More developments to fuel concerns about disintermediation of media agencies

For those who want to be negatively pre-disposed towards the agency industry, there are always tangible factors to point to. Pressures of procurement on pricing power, increasingly unfavorable payment terms and the seeming disloyalty of marketers towards agency “partners” expressed through regular reviews are among the concerns that practitioners face on a daily basis. And then there is the seemingly graver threat of disintermediation as characterized by the replacement of agencies with software-driven alternatives or the risk that marketers bring agency functions in-house.

Two separate news items out last week involving two of the world’s biggest marketers provide additional fodder for these latter concerns, although we think there is little to read into these threats at an industry level.

First, Ad Age reported that Procter & Gamble wants to buy 70-75% of its US digital media programmatically by the end of 2014. However the figure is defined it would likely represent several hundred million dollars in annual spending. This is important to digital media owners, as many of the publishers that P&G tends to buy from do not yet offer media sales programmatically. More importantly in context of the disintermediation topic, P&G is reportedly among a small number of brand-focused marketers which buy programmatic media in-house, using a system called Hawkeye rather than its primary media agency, Publicis’ Starcom MediaVest Group.

Second, Bloomberg News reported that Apple is bringing more of its advertising in-house, hiring creative executives including one from Apple’s incumbent agency, which sits inside of Omnicom’s TBWA. Per the article, Apple is producing more of its TV commercials in-house (important as Apple’s advertising budget is heavily skewed towards TV). By varying reports the account employs ~600 individuals and ~$1bn in annual spending (all $ are US). On these figures it is reasonable to estimate $100mm in annual revenue associated with the creative account for Omnicom.

Clearly these items are negative for the agencies involved. But are they omens for the broader industry? We think not. First, we recognize that growing numbers of brand-based marketers either operate or are establishing in-house trading desks for the digital media they buy programmatically. While there is some logic to this approach for many marketers, there are real reasons to doubt its durability for most.

Encouraging specialist professionals to relocate (as they tend to live in markets such as New York, San Francisco or Los Angeles, where relatively few large brands are based), securing ongoing capital investments to operate in-house trading desks, maintaining awareness of best practices that the larger agency trading desks will possess and overcoming the challenges involved with integrating in-house buying efforts with those performed by the traditional agency are among the challenges involved. And of course, it is harder to fire an in-house agency than one which has been outsourced.

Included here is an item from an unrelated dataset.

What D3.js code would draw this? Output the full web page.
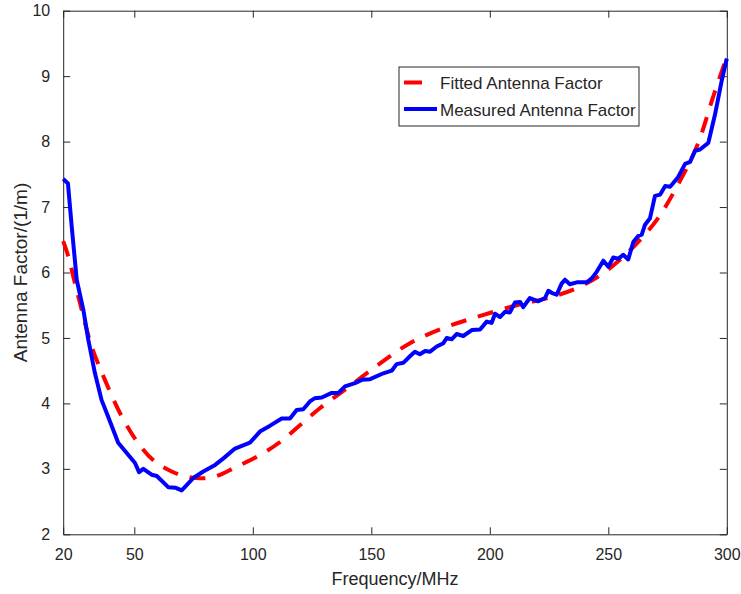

Over time, we only expect a minority of brand-based marketers to eventually bring programmatic trading in-house.

The news on Apple also appears idiosyncratic. Earlier this year, Court documents provided emails expressing Apple’s dissatisfaction towards TBWA. Shortly after this news emerged, Apple indicated it would add digital agencies Huge (IPG) and AKQA (WPP) to its roster. The timing was anything but a statement of confidence in Apple’s relationship with Omnicom. While we do not know how permanent this change is, many of the issues involved with bringing programmatic buying in-house apply to creative work too.

Our view on agencies remains positive at an industry level. Agencies retain unique competencies in socializing ideas among marketers’ organizations and in executing against increasingly fragmented media choices. So while there will always be new ways to automate (and possibly separate) different functions the agencies perform, it won’t likely be the work that agencies do distinctly well. This means agency spending should generally grow faster than media spending as the services they offer become increasingly specialized and important to advertisers underpinning our positive industry view.